── Data section
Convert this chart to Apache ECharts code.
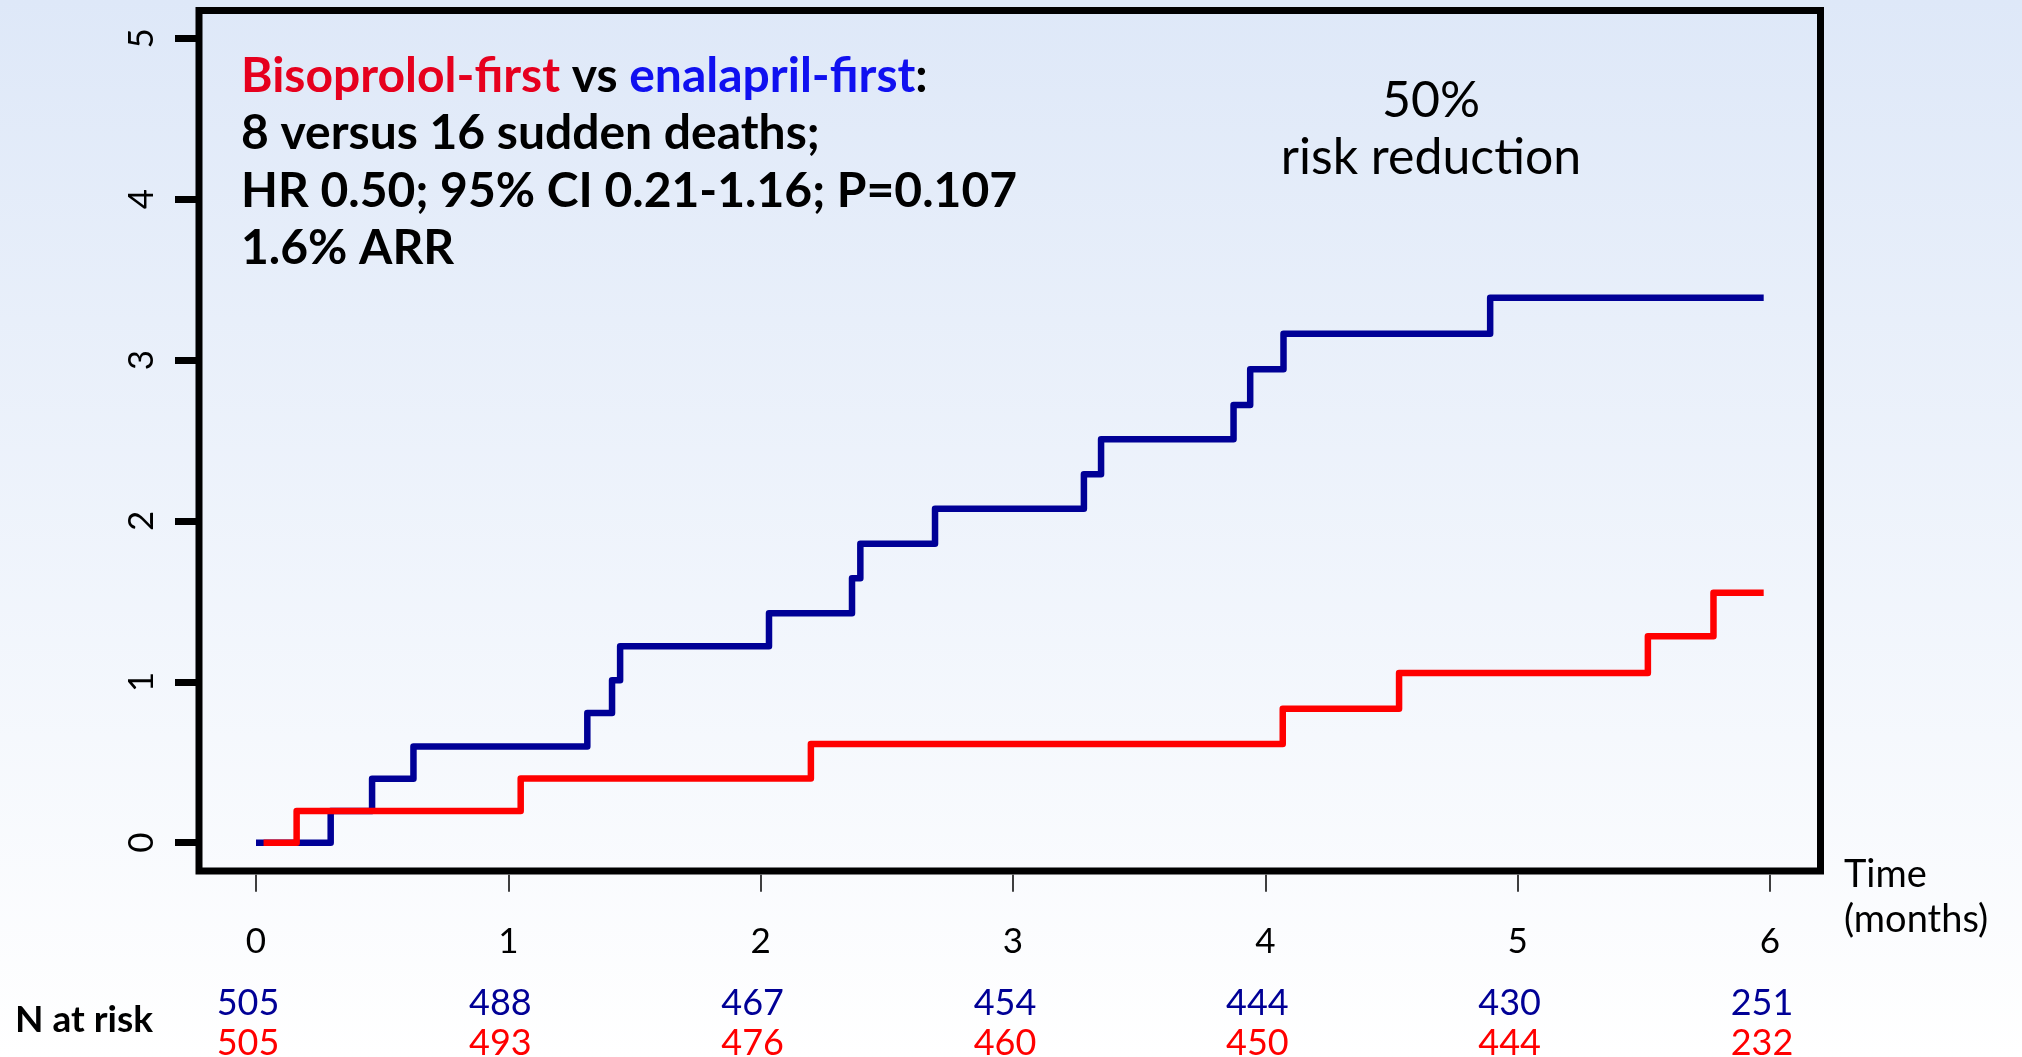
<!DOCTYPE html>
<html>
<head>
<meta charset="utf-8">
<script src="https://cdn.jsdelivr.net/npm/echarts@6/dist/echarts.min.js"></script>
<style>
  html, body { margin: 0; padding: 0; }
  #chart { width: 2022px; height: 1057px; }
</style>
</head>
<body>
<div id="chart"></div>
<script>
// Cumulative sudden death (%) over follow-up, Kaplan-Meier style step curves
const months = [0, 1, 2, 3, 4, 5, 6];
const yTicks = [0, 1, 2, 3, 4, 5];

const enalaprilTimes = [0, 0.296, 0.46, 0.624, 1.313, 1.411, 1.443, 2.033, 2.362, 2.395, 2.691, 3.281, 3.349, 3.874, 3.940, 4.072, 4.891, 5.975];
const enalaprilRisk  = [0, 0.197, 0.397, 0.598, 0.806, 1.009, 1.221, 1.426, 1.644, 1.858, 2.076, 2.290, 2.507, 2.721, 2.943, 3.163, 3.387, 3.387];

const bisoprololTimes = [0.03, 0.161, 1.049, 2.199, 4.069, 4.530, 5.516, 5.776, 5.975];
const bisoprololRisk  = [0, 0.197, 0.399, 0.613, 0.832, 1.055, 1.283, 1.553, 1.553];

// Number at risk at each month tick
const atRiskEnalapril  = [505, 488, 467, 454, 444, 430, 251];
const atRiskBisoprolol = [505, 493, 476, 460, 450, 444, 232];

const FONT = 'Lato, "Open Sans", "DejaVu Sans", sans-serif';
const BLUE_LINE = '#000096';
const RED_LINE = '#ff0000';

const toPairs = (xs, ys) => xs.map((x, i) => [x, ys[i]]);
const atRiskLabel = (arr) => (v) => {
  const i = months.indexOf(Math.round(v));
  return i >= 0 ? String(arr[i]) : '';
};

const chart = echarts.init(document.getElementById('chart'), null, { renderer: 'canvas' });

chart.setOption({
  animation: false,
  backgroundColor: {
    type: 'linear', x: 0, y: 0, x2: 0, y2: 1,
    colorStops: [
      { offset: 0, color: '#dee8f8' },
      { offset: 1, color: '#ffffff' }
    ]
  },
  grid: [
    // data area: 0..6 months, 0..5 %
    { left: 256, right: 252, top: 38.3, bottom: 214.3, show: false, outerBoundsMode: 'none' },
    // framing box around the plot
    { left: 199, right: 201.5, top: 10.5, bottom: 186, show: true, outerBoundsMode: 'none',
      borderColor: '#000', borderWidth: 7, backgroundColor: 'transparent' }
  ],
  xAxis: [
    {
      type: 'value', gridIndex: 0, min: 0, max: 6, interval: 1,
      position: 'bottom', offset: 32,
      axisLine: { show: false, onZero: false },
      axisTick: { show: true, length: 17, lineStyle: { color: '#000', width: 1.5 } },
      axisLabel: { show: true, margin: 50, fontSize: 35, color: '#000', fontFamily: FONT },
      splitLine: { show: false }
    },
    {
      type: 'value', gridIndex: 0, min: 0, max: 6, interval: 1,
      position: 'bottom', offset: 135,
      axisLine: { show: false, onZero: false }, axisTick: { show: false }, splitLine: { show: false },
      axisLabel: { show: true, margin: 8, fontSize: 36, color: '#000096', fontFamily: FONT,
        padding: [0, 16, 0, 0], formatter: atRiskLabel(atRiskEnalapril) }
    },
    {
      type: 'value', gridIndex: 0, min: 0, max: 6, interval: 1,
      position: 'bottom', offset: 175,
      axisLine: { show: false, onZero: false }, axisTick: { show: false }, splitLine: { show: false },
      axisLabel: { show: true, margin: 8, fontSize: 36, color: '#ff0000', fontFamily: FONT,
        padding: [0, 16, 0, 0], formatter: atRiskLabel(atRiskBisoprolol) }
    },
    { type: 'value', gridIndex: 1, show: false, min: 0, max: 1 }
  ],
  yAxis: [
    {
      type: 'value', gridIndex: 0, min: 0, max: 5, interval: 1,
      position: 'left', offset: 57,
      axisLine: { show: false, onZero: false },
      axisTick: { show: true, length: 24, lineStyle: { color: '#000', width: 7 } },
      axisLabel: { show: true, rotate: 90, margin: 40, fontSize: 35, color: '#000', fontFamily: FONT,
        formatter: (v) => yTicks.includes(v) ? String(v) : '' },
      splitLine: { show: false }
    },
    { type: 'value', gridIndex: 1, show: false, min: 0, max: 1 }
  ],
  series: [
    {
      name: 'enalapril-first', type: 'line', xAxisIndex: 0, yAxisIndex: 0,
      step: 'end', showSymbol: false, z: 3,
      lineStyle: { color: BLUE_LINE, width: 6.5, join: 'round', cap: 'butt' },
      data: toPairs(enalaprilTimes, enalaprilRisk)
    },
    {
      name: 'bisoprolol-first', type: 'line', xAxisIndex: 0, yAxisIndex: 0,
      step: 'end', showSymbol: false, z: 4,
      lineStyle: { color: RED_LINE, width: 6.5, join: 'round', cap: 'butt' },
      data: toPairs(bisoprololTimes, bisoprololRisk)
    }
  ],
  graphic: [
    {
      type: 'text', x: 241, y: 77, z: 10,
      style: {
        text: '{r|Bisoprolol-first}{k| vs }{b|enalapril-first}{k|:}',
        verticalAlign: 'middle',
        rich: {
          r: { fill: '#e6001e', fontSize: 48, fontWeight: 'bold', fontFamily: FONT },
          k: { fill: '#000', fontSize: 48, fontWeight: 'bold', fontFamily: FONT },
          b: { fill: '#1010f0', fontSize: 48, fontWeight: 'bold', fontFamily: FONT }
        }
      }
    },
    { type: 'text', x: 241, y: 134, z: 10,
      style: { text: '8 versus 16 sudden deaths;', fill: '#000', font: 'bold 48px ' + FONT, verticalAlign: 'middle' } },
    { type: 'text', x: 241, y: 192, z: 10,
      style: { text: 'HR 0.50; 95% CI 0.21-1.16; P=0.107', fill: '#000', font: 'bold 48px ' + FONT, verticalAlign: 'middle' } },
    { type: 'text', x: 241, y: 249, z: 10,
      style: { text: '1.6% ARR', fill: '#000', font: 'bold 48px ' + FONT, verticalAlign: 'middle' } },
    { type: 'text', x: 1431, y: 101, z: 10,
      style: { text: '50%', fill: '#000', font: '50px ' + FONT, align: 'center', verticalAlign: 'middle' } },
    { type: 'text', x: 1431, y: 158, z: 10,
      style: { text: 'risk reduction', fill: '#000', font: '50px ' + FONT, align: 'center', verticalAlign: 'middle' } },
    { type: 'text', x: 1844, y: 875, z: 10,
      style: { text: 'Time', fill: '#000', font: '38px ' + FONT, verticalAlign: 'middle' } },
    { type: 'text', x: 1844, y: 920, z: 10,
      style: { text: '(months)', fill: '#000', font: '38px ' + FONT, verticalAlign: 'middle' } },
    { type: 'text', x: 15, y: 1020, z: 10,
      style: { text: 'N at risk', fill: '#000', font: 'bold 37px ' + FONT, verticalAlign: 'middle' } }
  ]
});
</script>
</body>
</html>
────
> **Stated problem**: Pictures are excluded; extract exactly the lines from the start of the data through the line that holds "const atRiskBisoprolol = [505, 493, 476, 460, 450, 444, 232];", both ends included.

> **Correct output**:
Convert this chart to Apache ECharts code.
<!DOCTYPE html>
<html>
<head>
<meta charset="utf-8">
<script src="https://cdn.jsdelivr.net/npm/echarts@6/dist/echarts.min.js"></script>
<style>
  html, body { margin: 0; padding: 0; }
  #chart { width: 2022px; height: 1057px; }
</style>
</head>
<body>
<div id="chart"></div>
<script>
// Cumulative sudden death (%) over follow-up, Kaplan-Meier style step curves
const months = [0, 1, 2, 3, 4, 5, 6];
const yTicks = [0, 1, 2, 3, 4, 5];

const enalaprilTimes = [0, 0.296, 0.46, 0.624, 1.313, 1.411, 1.443, 2.033, 2.362, 2.395, 2.691, 3.281, 3.349, 3.874, 3.940, 4.072, 4.891, 5.975];
const enalaprilRisk  = [0, 0.197, 0.397, 0.598, 0.806, 1.009, 1.221, 1.426, 1.644, 1.858, 2.076, 2.290, 2.507, 2.721, 2.943, 3.163, 3.387, 3.387];

const bisoprololTimes = [0.03, 0.161, 1.049, 2.199, 4.069, 4.530, 5.516, 5.776, 5.975];
const bisoprololRisk  = [0, 0.197, 0.399, 0.613, 0.832, 1.055, 1.283, 1.553, 1.553];

// Number at risk at each month tick
const atRiskEnalapril  = [505, 488, 467, 454, 444, 430, 251];
const atRiskBisoprolol = [505, 493, 476, 460, 450, 444, 232];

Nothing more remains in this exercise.